### Data extract
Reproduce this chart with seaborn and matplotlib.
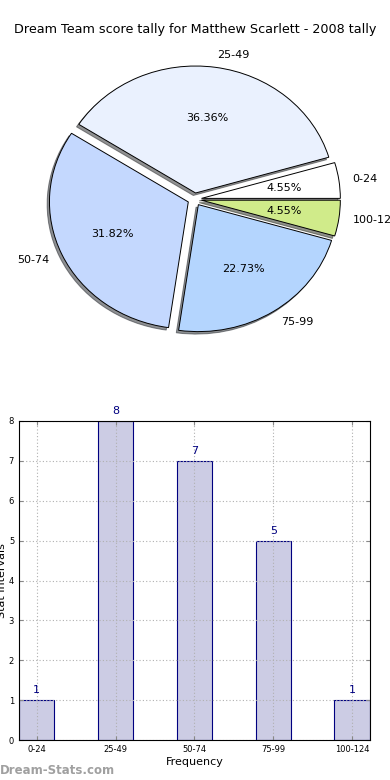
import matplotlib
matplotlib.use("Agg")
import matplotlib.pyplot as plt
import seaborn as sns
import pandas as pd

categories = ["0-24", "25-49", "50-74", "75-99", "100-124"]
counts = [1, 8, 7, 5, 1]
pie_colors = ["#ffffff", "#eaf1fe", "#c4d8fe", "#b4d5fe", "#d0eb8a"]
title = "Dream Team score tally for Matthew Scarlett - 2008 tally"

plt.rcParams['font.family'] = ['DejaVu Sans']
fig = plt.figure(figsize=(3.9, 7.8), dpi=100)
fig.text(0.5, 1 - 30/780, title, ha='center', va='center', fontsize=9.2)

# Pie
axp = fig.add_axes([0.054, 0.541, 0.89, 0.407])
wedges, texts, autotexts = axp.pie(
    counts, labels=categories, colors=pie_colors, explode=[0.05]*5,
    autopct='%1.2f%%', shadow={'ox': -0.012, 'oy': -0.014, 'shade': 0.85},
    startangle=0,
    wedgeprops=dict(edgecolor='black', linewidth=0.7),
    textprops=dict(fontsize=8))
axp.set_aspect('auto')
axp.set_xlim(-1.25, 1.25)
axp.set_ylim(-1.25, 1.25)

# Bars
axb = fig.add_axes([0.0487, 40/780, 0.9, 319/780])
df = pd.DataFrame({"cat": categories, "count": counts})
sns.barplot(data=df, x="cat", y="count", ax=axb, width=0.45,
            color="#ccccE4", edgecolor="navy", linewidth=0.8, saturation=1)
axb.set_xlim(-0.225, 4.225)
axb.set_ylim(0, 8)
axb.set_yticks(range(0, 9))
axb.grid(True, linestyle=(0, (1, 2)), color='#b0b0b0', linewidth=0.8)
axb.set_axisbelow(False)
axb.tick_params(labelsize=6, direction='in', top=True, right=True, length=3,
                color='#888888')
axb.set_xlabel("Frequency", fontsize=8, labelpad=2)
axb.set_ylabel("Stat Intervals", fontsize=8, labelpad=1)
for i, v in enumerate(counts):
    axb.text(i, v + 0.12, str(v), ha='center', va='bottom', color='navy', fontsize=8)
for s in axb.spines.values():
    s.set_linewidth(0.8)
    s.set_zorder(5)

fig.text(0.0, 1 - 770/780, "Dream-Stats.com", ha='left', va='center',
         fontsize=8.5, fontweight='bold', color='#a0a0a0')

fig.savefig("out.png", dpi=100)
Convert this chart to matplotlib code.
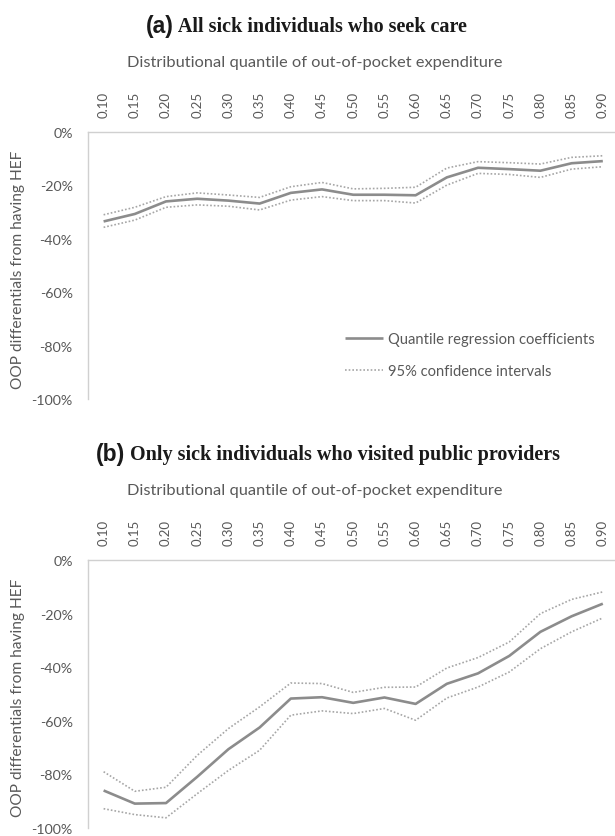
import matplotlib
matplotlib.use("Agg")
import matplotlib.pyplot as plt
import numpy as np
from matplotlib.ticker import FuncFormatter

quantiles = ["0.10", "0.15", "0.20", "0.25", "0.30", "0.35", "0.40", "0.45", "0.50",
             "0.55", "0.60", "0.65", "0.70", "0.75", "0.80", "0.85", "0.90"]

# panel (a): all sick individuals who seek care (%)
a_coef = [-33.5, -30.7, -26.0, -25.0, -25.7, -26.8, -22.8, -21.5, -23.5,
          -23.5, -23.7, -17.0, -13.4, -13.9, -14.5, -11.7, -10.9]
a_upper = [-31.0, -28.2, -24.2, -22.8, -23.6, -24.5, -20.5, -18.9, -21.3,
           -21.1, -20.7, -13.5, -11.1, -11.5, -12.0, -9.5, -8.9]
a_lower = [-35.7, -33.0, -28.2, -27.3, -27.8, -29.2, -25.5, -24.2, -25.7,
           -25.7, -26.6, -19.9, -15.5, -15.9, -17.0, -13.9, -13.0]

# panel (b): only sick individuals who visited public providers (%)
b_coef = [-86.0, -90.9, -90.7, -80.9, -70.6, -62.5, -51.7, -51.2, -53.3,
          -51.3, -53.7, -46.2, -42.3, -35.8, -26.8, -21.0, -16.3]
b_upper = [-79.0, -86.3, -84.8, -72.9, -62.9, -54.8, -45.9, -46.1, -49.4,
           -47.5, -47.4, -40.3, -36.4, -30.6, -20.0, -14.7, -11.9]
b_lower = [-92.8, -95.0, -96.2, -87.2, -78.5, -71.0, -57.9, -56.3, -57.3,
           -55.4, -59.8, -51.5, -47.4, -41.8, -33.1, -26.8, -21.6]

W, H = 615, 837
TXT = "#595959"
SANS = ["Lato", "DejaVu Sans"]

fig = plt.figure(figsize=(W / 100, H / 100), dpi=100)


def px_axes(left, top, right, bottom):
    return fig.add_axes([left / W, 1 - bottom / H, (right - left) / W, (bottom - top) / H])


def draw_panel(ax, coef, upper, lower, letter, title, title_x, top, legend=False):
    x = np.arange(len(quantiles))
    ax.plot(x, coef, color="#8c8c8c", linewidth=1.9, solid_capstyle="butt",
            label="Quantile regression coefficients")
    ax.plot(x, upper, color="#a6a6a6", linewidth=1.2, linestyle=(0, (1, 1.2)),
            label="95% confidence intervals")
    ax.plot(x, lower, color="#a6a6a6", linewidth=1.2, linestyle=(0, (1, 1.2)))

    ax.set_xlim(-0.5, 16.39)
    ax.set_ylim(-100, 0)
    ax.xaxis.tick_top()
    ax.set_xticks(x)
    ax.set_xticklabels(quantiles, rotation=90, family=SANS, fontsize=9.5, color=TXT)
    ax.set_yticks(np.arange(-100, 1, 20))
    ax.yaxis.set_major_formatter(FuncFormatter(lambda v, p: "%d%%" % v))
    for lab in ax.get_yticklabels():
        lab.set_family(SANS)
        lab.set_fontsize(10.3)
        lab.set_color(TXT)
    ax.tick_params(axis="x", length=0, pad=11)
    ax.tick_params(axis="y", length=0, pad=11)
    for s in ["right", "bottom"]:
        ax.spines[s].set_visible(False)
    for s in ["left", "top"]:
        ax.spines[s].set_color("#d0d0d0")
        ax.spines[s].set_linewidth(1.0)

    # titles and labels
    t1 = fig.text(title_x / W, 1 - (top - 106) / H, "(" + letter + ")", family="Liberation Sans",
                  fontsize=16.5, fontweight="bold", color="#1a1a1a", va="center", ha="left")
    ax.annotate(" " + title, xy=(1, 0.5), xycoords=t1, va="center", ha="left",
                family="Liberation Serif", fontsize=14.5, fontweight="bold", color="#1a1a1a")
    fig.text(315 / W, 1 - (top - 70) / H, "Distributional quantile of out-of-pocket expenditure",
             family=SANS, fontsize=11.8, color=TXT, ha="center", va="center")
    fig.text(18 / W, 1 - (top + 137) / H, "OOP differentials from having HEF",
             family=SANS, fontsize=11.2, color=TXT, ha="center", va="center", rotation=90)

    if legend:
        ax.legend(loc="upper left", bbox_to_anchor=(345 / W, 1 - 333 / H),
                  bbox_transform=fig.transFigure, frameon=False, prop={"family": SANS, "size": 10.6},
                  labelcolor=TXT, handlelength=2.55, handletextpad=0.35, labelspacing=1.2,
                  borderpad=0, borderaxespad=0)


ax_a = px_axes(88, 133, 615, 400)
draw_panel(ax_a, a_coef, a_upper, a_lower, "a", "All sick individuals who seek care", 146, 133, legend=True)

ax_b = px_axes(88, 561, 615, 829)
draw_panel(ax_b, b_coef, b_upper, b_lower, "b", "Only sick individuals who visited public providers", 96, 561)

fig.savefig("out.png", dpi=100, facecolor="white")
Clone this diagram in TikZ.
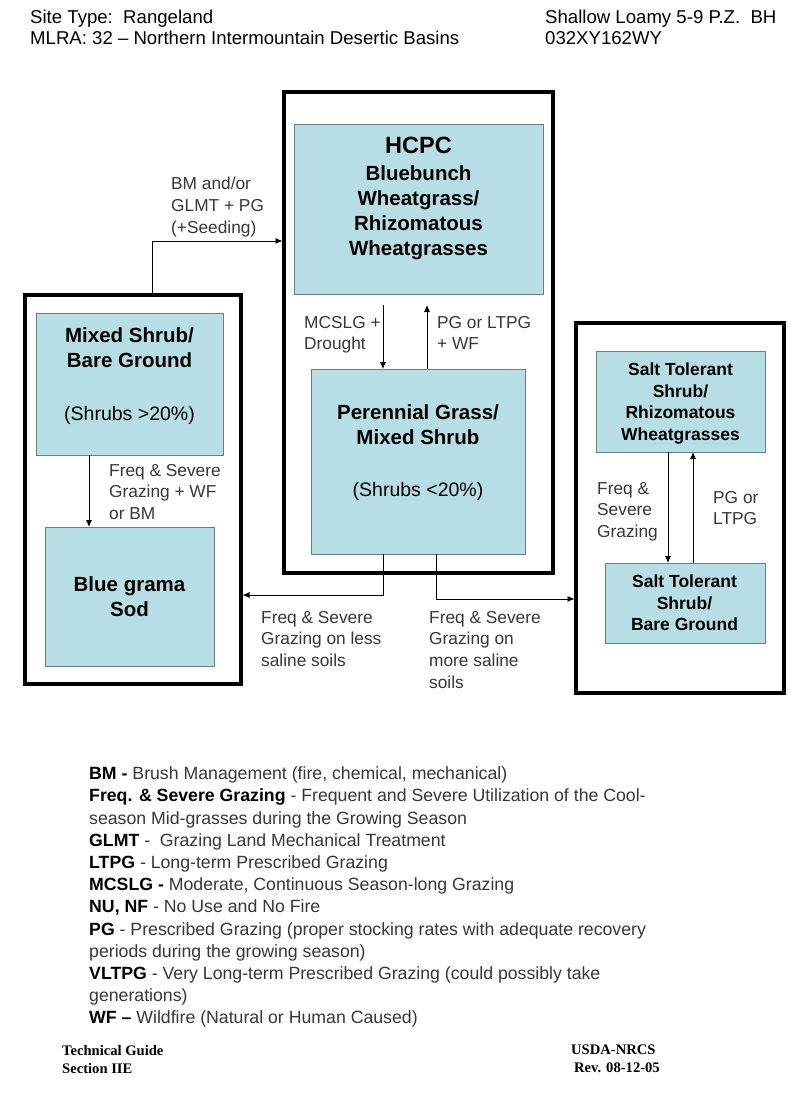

### Short exercise
Go through the entries above and output them exactly, without pictures.

### Full solution
Reproduce this chart with seaborn and matplotlib.
import matplotlib
matplotlib.use("Agg")
import matplotlib.pyplot as plt
import seaborn as sns
import pandas as pd

categories = ["0-24", "25-49", "50-74", "75-99", "100-124"]
counts = [1, 8, 7, 5, 1]
pie_colors = ["#ffffff", "#eaf1fe", "#c4d8fe", "#b4d5fe", "#d0eb8a"]
title = "Dream Team score tally for Matthew Scarlett - 2008 tally"

plt.rcParams['font.family'] = ['DejaVu Sans']
fig = plt.figure(figsize=(3.9, 7.8), dpi=100)
fig.text(0.5, 1 - 30/780, title, ha='center', va='center', fontsize=9.2)

# Pie
axp = fig.add_axes([0.054, 0.541, 0.89, 0.407])
wedges, texts, autotexts = axp.pie(
    counts, labels=categories, colors=pie_colors, explode=[0.05]*5,
    autopct='%1.2f%%', shadow={'ox': -0.012, 'oy': -0.014, 'shade': 0.85},
    startangle=0,
    wedgeprops=dict(edgecolor='black', linewidth=0.7),
    textprops=dict(fontsize=8))
axp.set_aspect('auto')
axp.set_xlim(-1.25, 1.25)
axp.set_ylim(-1.25, 1.25)

# Bars
axb = fig.add_axes([0.0487, 40/780, 0.9, 319/780])
df = pd.DataFrame({"cat": categories, "count": counts})
sns.barplot(data=df, x="cat", y="count", ax=axb, width=0.45,
            color="#ccccE4", edgecolor="navy", linewidth=0.8, saturation=1)
axb.set_xlim(-0.225, 4.225)
axb.set_ylim(0, 8)
axb.set_yticks(range(0, 9))
axb.grid(True, linestyle=(0, (1, 2)), color='#b0b0b0', linewidth=0.8)
axb.set_axisbelow(False)
axb.tick_params(labelsize=6, direction='in', top=True, right=True, length=3,
                color='#888888')
axb.set_xlabel("Frequency", fontsize=8, labelpad=2)
axb.set_ylabel("Stat Intervals", fontsize=8, labelpad=1)
for i, v in enumerate(counts):
    axb.text(i, v + 0.12, str(v), ha='center', va='bottom', color='navy', fontsize=8)
for s in axb.spines.values():
    s.set_linewidth(0.8)
    s.set_zorder(5)

fig.text(0.0, 1 - 770/780, "Dream-Stats.com", ha='left', va='center',
         fontsize=8.5, fontweight='bold', color='#a0a0a0')

fig.savefig("out.png", dpi=100)
Convert this chart to matplotlib code.
import matplotlib
matplotlib.use("Agg")
import matplotlib.pyplot as plt
import numpy as np
from matplotlib.ticker import FuncFormatter

quantiles = ["0.10", "0.15", "0.20", "0.25", "0.30", "0.35", "0.40", "0.45", "0.50",
             "0.55", "0.60", "0.65", "0.70", "0.75", "0.80", "0.85", "0.90"]

# panel (a): all sick individuals who seek care (%)
a_coef = [-33.5, -30.7, -26.0, -25.0, -25.7, -26.8, -22.8, -21.5, -23.5,
          -23.5, -23.7, -17.0, -13.4, -13.9, -14.5, -11.7, -10.9]
a_upper = [-31.0, -28.2, -24.2, -22.8, -23.6, -24.5, -20.5, -18.9, -21.3,
           -21.1, -20.7, -13.5, -11.1, -11.5, -12.0, -9.5, -8.9]
a_lower = [-35.7, -33.0, -28.2, -27.3, -27.8, -29.2, -25.5, -24.2, -25.7,
           -25.7, -26.6, -19.9, -15.5, -15.9, -17.0, -13.9, -13.0]

# panel (b): only sick individuals who visited public providers (%)
b_coef = [-86.0, -90.9, -90.7, -80.9, -70.6, -62.5, -51.7, -51.2, -53.3,
          -51.3, -53.7, -46.2, -42.3, -35.8, -26.8, -21.0, -16.3]
b_upper = [-79.0, -86.3, -84.8, -72.9, -62.9, -54.8, -45.9, -46.1, -49.4,
           -47.5, -47.4, -40.3, -36.4, -30.6, -20.0, -14.7, -11.9]
b_lower = [-92.8, -95.0, -96.2, -87.2, -78.5, -71.0, -57.9, -56.3, -57.3,
           -55.4, -59.8, -51.5, -47.4, -41.8, -33.1, -26.8, -21.6]

W, H = 615, 837
TXT = "#595959"
SANS = ["Lato", "DejaVu Sans"]

fig = plt.figure(figsize=(W / 100, H / 100), dpi=100)


def px_axes(left, top, right, bottom):
    return fig.add_axes([left / W, 1 - bottom / H, (right - left) / W, (bottom - top) / H])


def draw_panel(ax, coef, upper, lower, letter, title, title_x, top, legend=False):
    x = np.arange(len(quantiles))
    ax.plot(x, coef, color="#8c8c8c", linewidth=1.9, solid_capstyle="butt",
            label="Quantile regression coefficients")
    ax.plot(x, upper, color="#a6a6a6", linewidth=1.2, linestyle=(0, (1, 1.2)),
            label="95% confidence intervals")
    ax.plot(x, lower, color="#a6a6a6", linewidth=1.2, linestyle=(0, (1, 1.2)))

    ax.set_xlim(-0.5, 16.39)
    ax.set_ylim(-100, 0)
    ax.xaxis.tick_top()
    ax.set_xticks(x)
    ax.set_xticklabels(quantiles, rotation=90, family=SANS, fontsize=9.5, color=TXT)
    ax.set_yticks(np.arange(-100, 1, 20))
    ax.yaxis.set_major_formatter(FuncFormatter(lambda v, p: "%d%%" % v))
    for lab in ax.get_yticklabels():
        lab.set_family(SANS)
        lab.set_fontsize(10.3)
        lab.set_color(TXT)
    ax.tick_params(axis="x", length=0, pad=11)
    ax.tick_params(axis="y", length=0, pad=11)
    for s in ["right", "bottom"]:
        ax.spines[s].set_visible(False)
    for s in ["left", "top"]:
        ax.spines[s].set_color("#d0d0d0")
        ax.spines[s].set_linewidth(1.0)

    # titles and labels
    t1 = fig.text(title_x / W, 1 - (top - 106) / H, "(" + letter + ")", family="Liberation Sans",
                  fontsize=16.5, fontweight="bold", color="#1a1a1a", va="center", ha="left")
    ax.annotate(" " + title, xy=(1, 0.5), xycoords=t1, va="center", ha="left",
                family="Liberation Serif", fontsize=14.5, fontweight="bold", color="#1a1a1a")
    fig.text(315 / W, 1 - (top - 70) / H, "Distributional quantile of out-of-pocket expenditure",
             family=SANS, fontsize=11.8, color=TXT, ha="center", va="center")
    fig.text(18 / W, 1 - (top + 137) / H, "OOP differentials from having HEF",
             family=SANS, fontsize=11.2, color=TXT, ha="center", va="center", rotation=90)

    if legend:
        ax.legend(loc="upper left", bbox_to_anchor=(345 / W, 1 - 333 / H),
                  bbox_transform=fig.transFigure, frameon=False, prop={"family": SANS, "size": 10.6},
                  labelcolor=TXT, handlelength=2.55, handletextpad=0.35, labelspacing=1.2,
                  borderpad=0, borderaxespad=0)


ax_a = px_axes(88, 133, 615, 400)
draw_panel(ax_a, a_coef, a_upper, a_lower, "a", "All sick individuals who seek care", 146, 133, legend=True)

ax_b = px_axes(88, 561, 615, 829)
draw_panel(ax_b, b_coef, b_upper, b_lower, "b", "Only sick individuals who visited public providers", 96, 561)

fig.savefig("out.png", dpi=100, facecolor="white")
Clone this diagram in TikZ.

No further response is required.